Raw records
★ ★ ★

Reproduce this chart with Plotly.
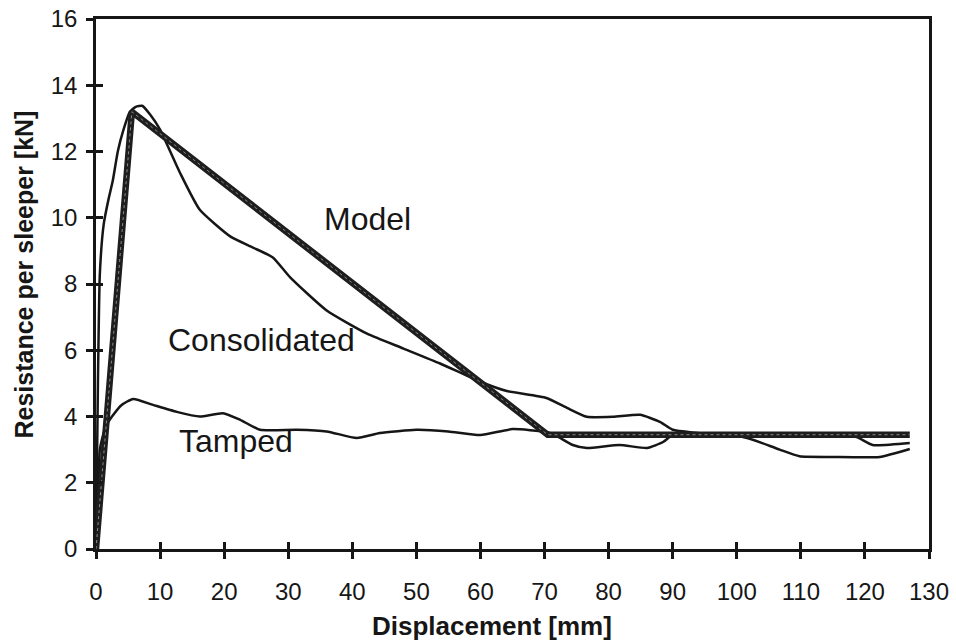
import plotly.graph_objects as go

# Model (bilinear idealisation)
model_x = [0, 5.6, 70.5, 127]
model_y = [0, 13.2, 3.45, 3.45]

# Consolidated ballast
cons_x = [0, 0.3, 0.6, 1.2, 2, 2.6, 3.4, 4.2, 5.3, 6.2, 7.2, 8.5, 10, 13.1, 16.2, 21, 24.5, 27.6, 30.3,
          36, 42.3, 48, 53.7, 60, 64.1, 70.3, 73.5, 76.6, 80.7, 84.9, 88, 90, 95, 100, 102.5, 106.7,
          109.8, 115, 122.3, 127]
cons_y = [0, 5.0, 8.3, 9.8, 10.6, 11.1, 12.0, 12.6, 13.2, 13.35, 13.38, 13.1, 12.66, 11.36, 10.24,
          9.43, 9.1, 8.8, 8.2, 7.2, 6.5, 6.05, 5.6, 5.05, 4.77, 4.56, 4.26, 3.99, 3.99, 4.05, 3.84,
          3.6, 3.48, 3.42, 3.3, 3.0, 2.8, 2.78, 2.78, 3.02]

# Tamped ballast
tamp_x = [0, 0.3, 0.6, 1.5, 2.5, 4, 5.8, 8.9, 12.6, 16.2, 19.8, 22.5, 25.6, 31.3, 36, 40.7, 44.3, 50,
          55, 60, 65, 70.3, 71.9, 74.4, 76.6, 81.7, 86, 88.5, 90, 95, 105, 115, 118.7, 121.2, 127]
tamp_y = [0, 1.5, 3.0, 3.7, 4.0, 4.35, 4.53, 4.35, 4.14, 4.0, 4.1, 3.9, 3.6, 3.6, 3.55, 3.35, 3.5, 3.6,
          3.55, 3.44, 3.62, 3.53, 3.41, 3.14, 3.05, 3.14, 3.05, 3.23, 3.44, 3.48, 3.45, 3.45, 3.38,
          3.14, 3.2]

x_ticks = list(range(0, 131, 10))
y_ticks = list(range(0, 17, 2))

labels = [("Model", 42.3, 9.95), ("Consolidated", 25.9, 6.3), ("Tamped", 21.8, 3.25)]

FONT = "Liberation Sans, Arial, sans-serif"
INK = "#161616"

fig = go.Figure()
fig.add_trace(go.Scatter(x=cons_x, y=cons_y, mode="lines",
                         line=dict(color=INK, width=2.5, shape="spline", smoothing=0.5),
                         showlegend=False, hoverinfo="skip"))
fig.add_trace(go.Scatter(x=tamp_x, y=tamp_y, mode="lines",
                         line=dict(color=INK, width=2.5, shape="spline", smoothing=0.5),
                         showlegend=False, hoverinfo="skip"))
fig.add_trace(go.Scatter(x=model_x, y=model_y, mode="lines", line=dict(color="#1e1e1e", width=6.5),
                         showlegend=False, hoverinfo="skip"))
fig.add_trace(go.Scatter(x=model_x, y=model_y, mode="lines", line=dict(color="#8a8a8a", width=1, dash="dot"),
                         showlegend=False, hoverinfo="skip"))

for txt, lx, ly in labels:
    fig.add_annotation(x=lx, y=ly, text=txt, showarrow=False,
                       font=dict(family=FONT, size=32, color=INK))

# axis titles
fig.add_annotation(xref="paper", yref="paper", x=0.475, y=-0.145, text="<b>Displacement [mm]</b>",
                   showarrow=False, xanchor="center", yanchor="middle",
                   font=dict(family=FONT, size=26, color=INK))
fig.add_annotation(xref="paper", yref="paper", x=-0.087, y=0.517, text="<b>Resistance per sleeper [kN]</b>",
                   showarrow=False, xanchor="center", yanchor="middle", textangle=-90,
                   font=dict(family=FONT, size=25, color=INK))

axis_font = dict(family=FONT, size=24, color=INK)

fig.update_layout(
    width=956, height=644,
    margin=dict(l=96, r=27, t=19, b=95),
    plot_bgcolor="white", paper_bgcolor="white",
    xaxis=dict(range=[0, 130], tickvals=x_ticks, ticktext=[str(v) for v in x_ticks],
               showgrid=False, zeroline=False, showline=True, linecolor=INK, linewidth=2.5,
               mirror=True, ticks="outside", ticklen=7, tickwidth=2.5, tickcolor=INK,
               tickfont=axis_font, ticklabelstandoff=12, automargin=False),
    yaxis=dict(range=[0, 16], tickvals=y_ticks, ticktext=[str(v) for v in y_ticks],
               showgrid=False, zeroline=False, showline=True, linecolor=INK, linewidth=2.5,
               mirror=True, ticks="outside", ticklen=7, tickwidth=2.5, tickcolor=INK,
               tickfont=axis_font, ticklabelstandoff=4, automargin=False),
    xaxis2=dict(range=[0, 130], tickvals=x_ticks, overlaying="x", side="bottom", anchor="y",
                showticklabels=False, showgrid=False, zeroline=False, ticks="inside", ticklen=7,
                tickwidth=2.5, tickcolor=INK, automargin=False),
    yaxis2=dict(range=[0, 16], tickvals=y_ticks, overlaying="y", side="left", anchor="x",
                showticklabels=False, showgrid=False, zeroline=False, ticks="inside", ticklen=7,
                tickwidth=2.5, tickcolor=INK, automargin=False),
)
# invisible trace that activates the secondary axes carrying the inner tick halves
fig.add_trace(go.Scatter(x=[None], y=[None], xaxis="x2", yaxis="y2", showlegend=False, hoverinfo="skip"))

fig.write_html("out.html")
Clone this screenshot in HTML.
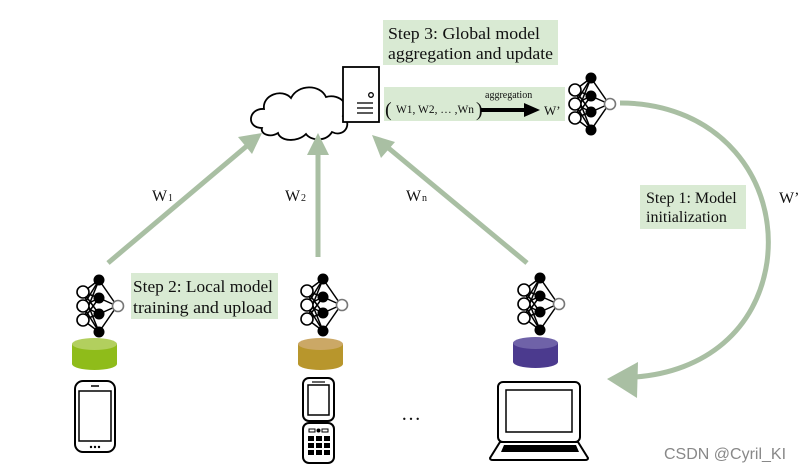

★ ★ ★

| PROBLEM STATEMENT |
Retype each line of the listing above word for word. Exclude the pictures.

| WORKED ANSWER |
Reproduce this chart with Plotly.
import plotly.graph_objects as go

# Model (bilinear idealisation)
model_x = [0, 5.6, 70.5, 127]
model_y = [0, 13.2, 3.45, 3.45]

# Consolidated ballast
cons_x = [0, 0.3, 0.6, 1.2, 2, 2.6, 3.4, 4.2, 5.3, 6.2, 7.2, 8.5, 10, 13.1, 16.2, 21, 24.5, 27.6, 30.3,
          36, 42.3, 48, 53.7, 60, 64.1, 70.3, 73.5, 76.6, 80.7, 84.9, 88, 90, 95, 100, 102.5, 106.7,
          109.8, 115, 122.3, 127]
cons_y = [0, 5.0, 8.3, 9.8, 10.6, 11.1, 12.0, 12.6, 13.2, 13.35, 13.38, 13.1, 12.66, 11.36, 10.24,
          9.43, 9.1, 8.8, 8.2, 7.2, 6.5, 6.05, 5.6, 5.05, 4.77, 4.56, 4.26, 3.99, 3.99, 4.05, 3.84,
          3.6, 3.48, 3.42, 3.3, 3.0, 2.8, 2.78, 2.78, 3.02]

# Tamped ballast
tamp_x = [0, 0.3, 0.6, 1.5, 2.5, 4, 5.8, 8.9, 12.6, 16.2, 19.8, 22.5, 25.6, 31.3, 36, 40.7, 44.3, 50,
          55, 60, 65, 70.3, 71.9, 74.4, 76.6, 81.7, 86, 88.5, 90, 95, 105, 115, 118.7, 121.2, 127]
tamp_y = [0, 1.5, 3.0, 3.7, 4.0, 4.35, 4.53, 4.35, 4.14, 4.0, 4.1, 3.9, 3.6, 3.6, 3.55, 3.35, 3.5, 3.6,
          3.55, 3.44, 3.62, 3.53, 3.41, 3.14, 3.05, 3.14, 3.05, 3.23, 3.44, 3.48, 3.45, 3.45, 3.38,
          3.14, 3.2]

x_ticks = list(range(0, 131, 10))
y_ticks = list(range(0, 17, 2))

labels = [("Model", 42.3, 9.95), ("Consolidated", 25.9, 6.3), ("Tamped", 21.8, 3.25)]

FONT = "Liberation Sans, Arial, sans-serif"
INK = "#161616"

fig = go.Figure()
fig.add_trace(go.Scatter(x=cons_x, y=cons_y, mode="lines",
                         line=dict(color=INK, width=2.5, shape="spline", smoothing=0.5),
                         showlegend=False, hoverinfo="skip"))
fig.add_trace(go.Scatter(x=tamp_x, y=tamp_y, mode="lines",
                         line=dict(color=INK, width=2.5, shape="spline", smoothing=0.5),
                         showlegend=False, hoverinfo="skip"))
fig.add_trace(go.Scatter(x=model_x, y=model_y, mode="lines", line=dict(color="#1e1e1e", width=6.5),
                         showlegend=False, hoverinfo="skip"))
fig.add_trace(go.Scatter(x=model_x, y=model_y, mode="lines", line=dict(color="#8a8a8a", width=1, dash="dot"),
                         showlegend=False, hoverinfo="skip"))

for txt, lx, ly in labels:
    fig.add_annotation(x=lx, y=ly, text=txt, showarrow=False,
                       font=dict(family=FONT, size=32, color=INK))

# axis titles
fig.add_annotation(xref="paper", yref="paper", x=0.475, y=-0.145, text="<b>Displacement [mm]</b>",
                   showarrow=False, xanchor="center", yanchor="middle",
                   font=dict(family=FONT, size=26, color=INK))
fig.add_annotation(xref="paper", yref="paper", x=-0.087, y=0.517, text="<b>Resistance per sleeper [kN]</b>",
                   showarrow=False, xanchor="center", yanchor="middle", textangle=-90,
                   font=dict(family=FONT, size=25, color=INK))

axis_font = dict(family=FONT, size=24, color=INK)

fig.update_layout(
    width=956, height=644,
    margin=dict(l=96, r=27, t=19, b=95),
    plot_bgcolor="white", paper_bgcolor="white",
    xaxis=dict(range=[0, 130], tickvals=x_ticks, ticktext=[str(v) for v in x_ticks],
               showgrid=False, zeroline=False, showline=True, linecolor=INK, linewidth=2.5,
               mirror=True, ticks="outside", ticklen=7, tickwidth=2.5, tickcolor=INK,
               tickfont=axis_font, ticklabelstandoff=12, automargin=False),
    yaxis=dict(range=[0, 16], tickvals=y_ticks, ticktext=[str(v) for v in y_ticks],
               showgrid=False, zeroline=False, showline=True, linecolor=INK, linewidth=2.5,
               mirror=True, ticks="outside", ticklen=7, tickwidth=2.5, tickcolor=INK,
               tickfont=axis_font, ticklabelstandoff=4, automargin=False),
    xaxis2=dict(range=[0, 130], tickvals=x_ticks, overlaying="x", side="bottom", anchor="y",
                showticklabels=False, showgrid=False, zeroline=False, ticks="inside", ticklen=7,
                tickwidth=2.5, tickcolor=INK, automargin=False),
    yaxis2=dict(range=[0, 16], tickvals=y_ticks, overlaying="y", side="left", anchor="x",
                showticklabels=False, showgrid=False, zeroline=False, ticks="inside", ticklen=7,
                tickwidth=2.5, tickcolor=INK, automargin=False),
)
# invisible trace that activates the secondary axes carrying the inner tick halves
fig.add_trace(go.Scatter(x=[None], y=[None], xaxis="x2", yaxis="y2", showlegend=False, hoverinfo="skip"))

fig.write_html("out.html")
Clone this screenshot in HTML.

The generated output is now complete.